Four years and four months after Russia invaded Ukraine, the war is often described as a contest of drones, missiles and advanced air defenses. But Ukrainian soldiers on the front say the decisive weapon is not in an arsenal, it is the people who keep fighting despite exhaustion, wounds and personal loss.
One example is Ihor Vizirenko, a sergeant in the 21st Mechanized Brigade. He has facial twitches from concussions, walks with a limp from back injuries, and remembers 10 close friends killed in combat. His younger daughter was born after the war began, and he has barely been able to raise her. Even so, he remains at the front. “I am tired, but we have to finish this,” he said.
His case is far from unique. In his unit, soldiers have been at war for years, many have lost dozens of comrades, and others carry both physical and psychological injuries. They return to their positions repeatedly because, in their view, the struggle is not only for territory or military objectives, but for Ukraine’s existence as an independent state.

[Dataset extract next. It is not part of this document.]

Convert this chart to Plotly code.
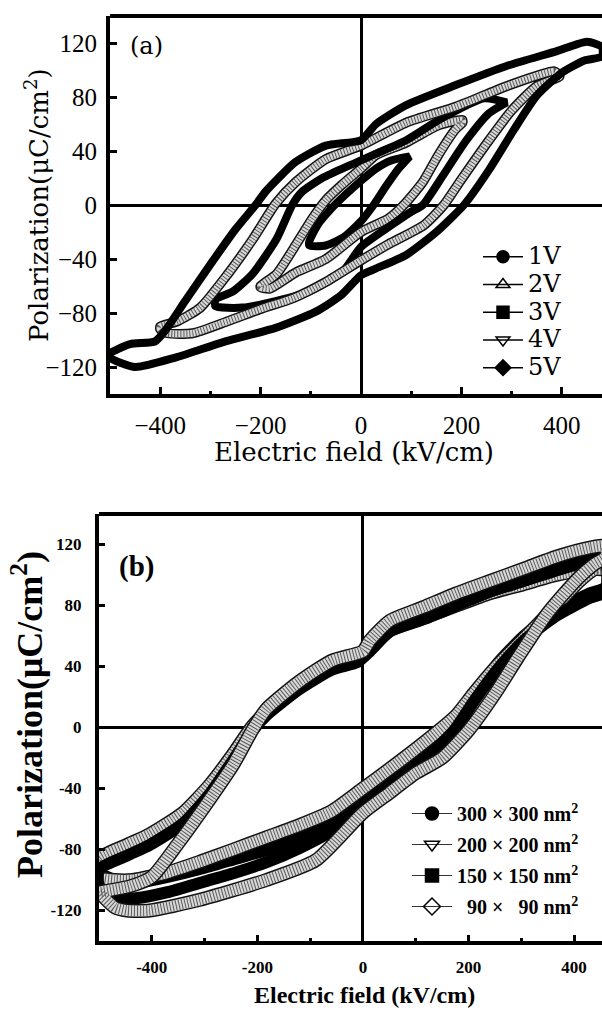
import plotly.graph_objects as go

# ---------------- Panel (a): P-E loops vs. applied voltage ----------------
# upper branch = field decreasing, lower branch = field increasing
E_UP_1V = [97, 60, 30, 0, -30, -60, -85, -103]
P_UP_1V = [36, 33, 27, 18, 8, -3, -14, -27]
E_LO_1V = [-103, -70, -35, 0, 25, 50, 75, 97]
P_LO_1V = [-30, -30, -24, -12, 0, 14, 27, 36]

E_UP_2V = [202, 154, 89, 30, 0, -38, -69, -97, -129, -168, -200]
P_UP_2V = [63, 59, 46, 37, 27, 15, 4, -10, -29, -51, -60]
E_LO_2V = [-200, -182, -130, -70, 0, 55, 85, 123, 154, 188, 202]
P_LO_2V = [-61, -62, -50, -40, -20, -10, 0, 17, 37, 56, 61]

E_UP_3V = [290, 245, 155, 90, 30, 0, -25, -77, -117, -137, -168, -216, -255, -290]
P_UP_3V = [76, 79, 63, 48, 38, 33, 29, 20, 10, 0, -25, -51, -64, -70]
E_LO_3V = [-290, -236, -168, -103, -38, 0, 60, 100, 123, 160, 210, 255, 290]
P_LO_3V = [-75, -76, -71, -64, -50, -31, -15, -5, 0, 20, 48, 68, 76]

E_UP_4V = [395, 385, 290, 190, 90, 0, -70, -130, -170, -215, -265, -320, -365, -400]
P_UP_4V = [96, 99, 88, 73, 61, 44, 34, 17, 1, -25, -51, -76, -86, -90]
E_LO_4V = [-400, -385, -335, -265, -200, -135, -70, 0, 55, 125, 165, 200, 255, 300, 350, 395]
P_LO_4V = [-92, -95, -95, -86, -77, -69, -57, -41, -29, -15, 0, 19, 48, 70, 88, 95]

E_UP_5V = [480, 450, 390, 290, 190, 90, 30, 0, -70, -130, -190, -210, -250, -300, -350, -390, -410, -460, -500]
P_UP_5V = [117, 121, 114, 103, 89, 74, 60, 48, 44, 32, 10, 0, -18, -44, -71, -93, -101, -103, -110]
E_LO_5V = [-500, -450, -370, -270, -170, -90, -40, 0, 30, 90, 150, 205, 255, 305, 350, 400, 445, 480]
P_LO_5V = [-113, -120, -113, -101, -91, -79, -67, -52, -47, -37, -20, 0, 26, 56, 81, 98, 107, 110]

LABELS_A = ["1V", "2V", "3V", "4V", "5V"]
SYMBOLS_A = ["circle", "triangle-up-open", "square", "triangle-down-open", "diamond"]
HATCHED_A = [False, True, False, True, False]

# ---------------- Panel (b): P-E loops vs. capacitor size ----------------
E_UP_300 = [460, 430, 366, 304, 240, 177, 115, 51, 13, -10, -58, -121, -183, -209, -247, -291, -341, -404, -447, -500]
P_UP_300 = [112, 112, 106, 99, 92, 83, 74, 66, 53, 45, 41, 28, 10, 0, -20, -42, -61, -74, -80, -89]
E_LO_300 = [-500, -470, -430, -370, -300, -240, -180, -120, -60, 0, 50, 115, 175, 210, 255, 305, 365, 430, 460]
P_LO_300 = [-95, -100, -102, -98, -92, -86, -80, -72, -62, -47, -35, -18, 2, 20, 42, 60, 76, 88, 92]

E_UP_200 = [460, 430, 366, 304, 240, 177, 115, 51, 13, 0, -58, -121, -183, -209, -247, -291, -341, -404, -447, -500]
P_UP_200 = [104, 104, 100, 94, 88, 80, 72, 64, 52, 47, 40, 27, 10, 1, -18, -38, -56, -70, -77, -86]
E_LO_200 = [-500, -470, -436, -370, -309, -245, -183, -120, -60, 0, 51, 115, 177, 209, 253, 304, 366, 410, 440, 460]
P_LO_200 = [-98, -100, -100, -95, -88, -80, -72, -64, -55, -40, -27, -10, 8, 22, 40, 58, 80, 96, 104, 105]

E_UP_150 = [460, 430, 366, 304, 240, 177, 115, 51, 13, -10, -58, -121, -183, -209, -247, -291, -341, -404, -447, -500]
P_UP_150 = [109, 109, 103, 96, 89, 80, 71, 63, 50, 43, 38, 25, 8, -2, -22, -44, -63, -77, -84, -93]
E_LO_150 = [-500, -470, -430, -370, -300, -240, -180, -120, -60, 0, 50, 115, 175, 210, 255, 305, 365, 430, 460]
P_LO_150 = [-104, -112, -112, -108, -101, -95, -88, -79, -68, -52, -38, -22, -1, 17, 38, 57, 73, 85, 89]

E_UP_90 = [460, 430, 366, 304, 240, 177, 115, 51, 13, 0, -58, -121, -183, -210, -245, -300, -350, -400, -440, -500]
P_UP_90 = [119, 118, 112, 104, 96, 88, 79, 70, 57, 50, 44, 30, 12, -2, -24, -52, -76, -98, -104, -108]
E_LO_90 = [-500, -470, -447, -404, -309, -183, -89, 0, 50, 100, 150, 200, 250, 294, 350, 408, 438, 460]
P_LO_90 = [-108, -118, -120, -120, -113, -100, -87, -56, -43, -30, -20, -2, 22, 46, 75, 98, 107, 112]

LABELS_B = ["300 \u00d7 300 nm<sup>2</sup>", "200 \u00d7 200 nm<sup>2</sup>",
            "150 \u00d7 150 nm<sup>2</sup>", "\u200790 \u00d7 \u200790 nm<sup>2</sup>"]
SYMBOLS_B = ["circle", "triangle-down-open", "square", "diamond-open"]
HATCHED_B = [False, True, False, True]

# axis ticks
YTICKS = [-120, -80, -40, 0, 40, 80, 120]
XTICKS = [-400, -200, 0, 200, 400]
XTICKTEXT_B = ["-400", "-200", "0", "200", "400"]
YTICKTEXT_B = ["-120", "-80", "-40", "0", "40", "80", "120"]

LOOPS_A = [(E_UP_1V, P_UP_1V, E_LO_1V, P_LO_1V), (E_UP_2V, P_UP_2V, E_LO_2V, P_LO_2V),
           (E_UP_3V, P_UP_3V, E_LO_3V, P_LO_3V), (E_UP_4V, P_UP_4V, E_LO_4V, P_LO_4V),
           (E_UP_5V, P_UP_5V, E_LO_5V, P_LO_5V)]
LOOPS_B = [(E_UP_300, P_UP_300, E_LO_300, P_LO_300), (E_UP_200, P_UP_200, E_LO_200, P_LO_200),
           (E_UP_150, P_UP_150, E_LO_150, P_LO_150), (E_UP_90, P_UP_90, E_LO_90, P_LO_90)]

W, H = 602, 1010
fig = go.Figure()


def add_loop(loop, hatched, xa, ya, w):
    eu, pu, el, pl = loop
    x = list(eu) + list(el) + [eu[0]]
    y = list(pu) + list(pl) + [pu[0]]
    common = dict(x=x, y=y, xaxis=xa, yaxis=ya, mode="lines", showlegend=False,
                  hoverinfo="skip")
    ls = dict(shape="spline", smoothing=0.6)
    if hatched:
        fig.add_trace(go.Scatter(**common, line=dict(color="#111111", width=w + 2, **ls)))
        fig.add_trace(go.Scatter(**common, line=dict(color="#d8d8d8", width=w - 1, **ls)))
        fig.add_trace(go.Scatter(**common, line=dict(color="#5a5a5a", width=w - 1,
                                                     dash="1px,2px", **ls)))
    else:
        fig.add_trace(go.Scatter(**common, line=dict(color="black", width=w, **ls)))


for loop, h in zip(LOOPS_A, HATCHED_A):
    add_loop(loop, h, "x", "y", 8)
for loop, h in zip(LOOPS_B, HATCHED_B):
    add_loop(loop, h, "x2", "y2", 12)

# legend proxies
for i, (lab, sym) in enumerate(zip(LABELS_A, SYMBOLS_A)):
    fig.add_trace(go.Scatter(x=[None], y=[None], xaxis="x", yaxis="y",
                             name="<span style='font-size:24px'>%s</span>" % lab,
                             mode="lines+markers", legend="legend", legendgroup="a%d" % i,
                             line=dict(color="black", width=1.5),
                             marker=dict(symbol=sym, size=12, color="black",
                                         line=dict(color="black", width=1.5))))
for i, (lab, sym) in enumerate(zip(LABELS_B, SYMBOLS_B)):
    fig.add_trace(go.Scatter(x=[None], y=[None], xaxis="x2", yaxis="y2", name=lab,
                             mode="lines+markers", legend="legend2", legendgroup="b%d" % i,
                             line=dict(color="#333333", width=1.2),
                             marker=dict(symbol=sym, size=13, color="black",
                                         line=dict(color="black", width=1.5))))


def px2fx(px):
    return px / W


def py2fy(py):
    return 1 - py / H


serif = "DejaVu Serif"
times = "Liberation Serif"

axis_common = dict(showline=True, linecolor="black", ticks="inside", tickcolor="black",
                   showgrid=False, zeroline=True, zerolinecolor="black", mirror=False)

fig.update_layout(
    width=W, height=H, margin=dict(l=0, r=0, t=0, b=0, autoexpand=False),
    paper_bgcolor="white", plot_bgcolor="white",
    xaxis=dict(**axis_common, domain=[px2fx(110), 1], anchor="y", range=[-500, 480],
               tickvals=XTICKS, linewidth=4, tickwidth=3, ticklen=7, zerolinewidth=3,
               minor=dict(ticks="inside", dtick=100, tick0=0, ticklen=3, tickwidth=3,
                          tickcolor="black"),
               tickfont=dict(family=times, size=25, color="black"), ticklabelstandoff=6),
    yaxis=dict(**axis_common, domain=[py2fy(394), py2fy(16)], anchor="x", range=[-140, 140],
               tickvals=YTICKS, linewidth=4, tickwidth=3, ticklen=7, zerolinewidth=3,
               tickfont=dict(family=times, size=25, color="black"), ticklabelstandoff=4),
    xaxis2=dict(**axis_common, domain=[px2fx(99), 1], anchor="y2", range=[-500, 453],
                tickvals=XTICKS, ticktext=XTICKTEXT_B, linewidth=4, tickwidth=3, ticklen=6,
                zerolinewidth=3,
                minor=dict(ticks="inside", dtick=100, tick0=0, ticklen=3, tickwidth=3,
                           tickcolor="black"),
                tickfont=dict(family=times, size=17, color="black", weight="bold"),
                ticklabelstandoff=8),
    yaxis2=dict(**axis_common, domain=[py2fy(941), py2fy(514)], anchor="x2", range=[-140, 140],
                tickvals=YTICKS, ticktext=YTICKTEXT_B, linewidth=4, tickwidth=3, ticklen=6,
                zerolinewidth=3,
                tickfont=dict(family=times, size=17, color="black", weight="bold"),
                ticklabelstandoff=10),
    legend=dict(x=px2fx(478), y=py2fy(238), xanchor="left", yanchor="top",
                bgcolor="rgba(0,0,0,0)", font=dict(family=serif, size=19, color="black"),
                tracegroupgap=0, itemwidth=40),
    legend2=dict(x=px2fx(407), y=py2fy(794), xanchor="left", yanchor="top",
                 bgcolor="rgba(0,0,0,0)",
                 font=dict(family=times, size=20, color="black", weight="bold"),
                 tracegroupgap=2, itemwidth=40),
    showlegend=True,
)

# top borders of both frames
for xr, yr in (("x domain", "y domain"), ("x2 domain", "y2 domain")):
    fig.add_shape(type="line", xref=xr, yref=yr, x0=0, x1=1, y0=1, y1=1,
                  line=dict(color="black", width=4), y0shift=0, y1shift=0)

ann = [
    dict(text="(a)", x=px2fx(146), y=py2fy(46), font=dict(family=serif, size=24)),
    dict(text="Electric field (kV/cm)", x=px2fx(354), y=py2fy(452),
         font=dict(family=serif, size=26)),
    dict(text="Polarization(\u03bcC/cm<sup>2</sup>)", x=px2fx(37), y=py2fy(205),
         textangle=-90, font=dict(family=serif, size=26)),
    dict(text="<b>(b)</b>", x=px2fx(136), y=py2fy(566),
         font=dict(family=times, size=29)),
    dict(text="<b>Electric field (kV/cm)</b>", x=px2fx(364), y=py2fy(995),
         font=dict(family=times, size=24)),
    dict(text="<b>Polarization(\u03bcC/cm<sup>2</sup>)</b>", x=px2fx(27), y=py2fy(715),
         textangle=-90, font=dict(family=times, size=36)),
]
for a in ann:
    a["font"]["color"] = "black"
    fig.add_annotation(xref="paper", yref="paper", showarrow=False,
                       xanchor="center", yanchor="middle", **a)

fig.write_html("out.html", config={"displayModeBar": False},
               post_script="document.body.style.margin='0';document.body.style.padding='0';")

The article notes that Ukrainian drone strikes deep inside Russia have drawn global attention, and some fighters say battlefield momentum has recently shifted in places as Russian advances slowed and pressure on Russia increased. But they stress that those gains depend on years of endurance by Ukrainian troops, at enormous cost to families split apart and children growing up without their parents for months at a time.